The human brain has evolved to make decisions quickly, as was mentioned in another recent blog post. These decisions can be the difference between life and death sometimes, but they can also really throw you for a loop if they’re all you rely on. Look for the hard evidence in your research to support your claims, ideas or hypotheses on ancestors. If you don’t know the true story, it’s a good idea to hold on off on conjecture until you have ferreted out the truth.
Your brain is cognitively fiscal, meaning that it wants to conserve as much thinking power as possible. If you are presented with two different stories, your brain is more likely to accept the less complicated story simply because it’s easier. This can lead to some serious oversights in genealogical research. Records and evidence can confirm or deny hypotheses and it’s important to rely on this evidence to do so. As people who seek the truth in our ancestral stories, we have to be aware of these cerebral pitfalls. Simply being aware of the process your brain goes through when researching or seeking evidence can allow us all to be better researchers in the future.
Another way in which your brain is cognitively prudent is in regards to confirmation bias.
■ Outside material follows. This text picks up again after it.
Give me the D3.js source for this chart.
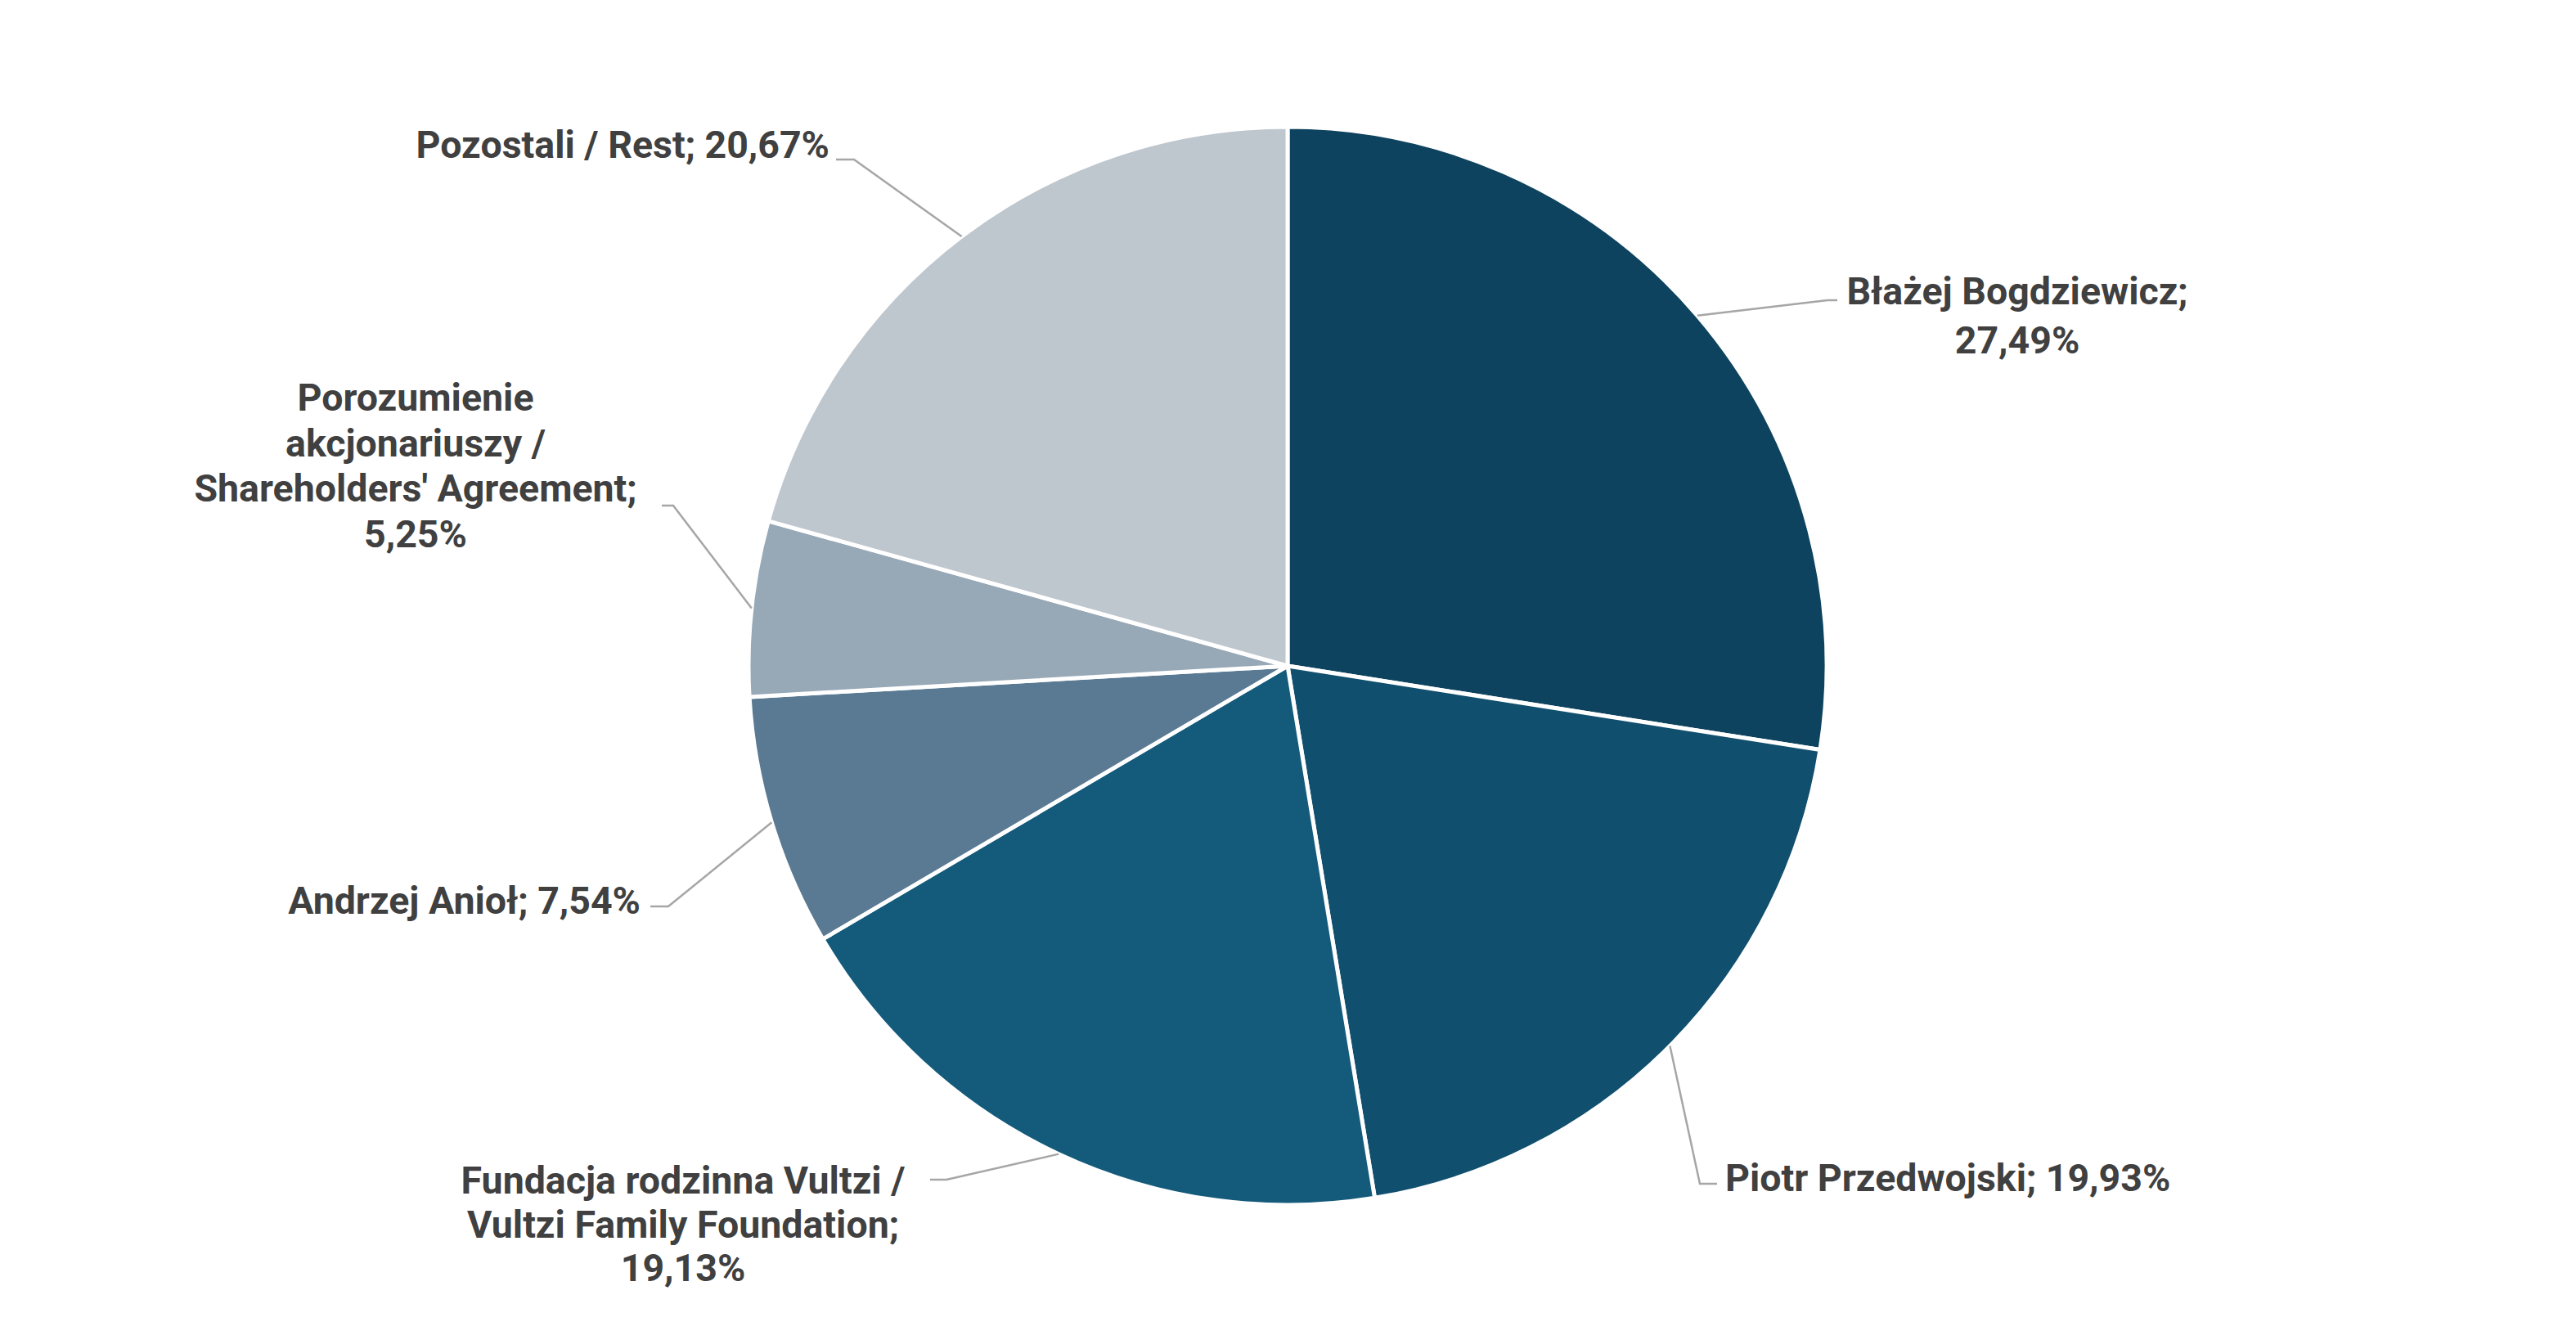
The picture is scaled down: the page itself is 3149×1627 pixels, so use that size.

With confirmation bias, we all favor information that confirms our beliefs and tend to subconsciously block out information that points us in another direction. Again, as researchers, it’s best for us to be aware of this bias and try to override it with solid evidence, objective observation and an open mind. Forming that story of your ancestor in your head is fun, just make sure it doesn’t lead you down the wrong path.
As those who seek the truth in our ancestral stories, we have to be aware of these cerebral pitfalls. Simply being aware of the process your brain goes through when researching or seeking evidence can allow us all to be better researchers in the future. These snap decisions can be helpful to us in some circumstances, but incredibly detrimental in others. When it comes to publishing information on your ancestors, I’m inclined to think snap judgments are useful in potentially pointing you in the right direction, but certainly not in confirmations. Leave that to the hard evidence.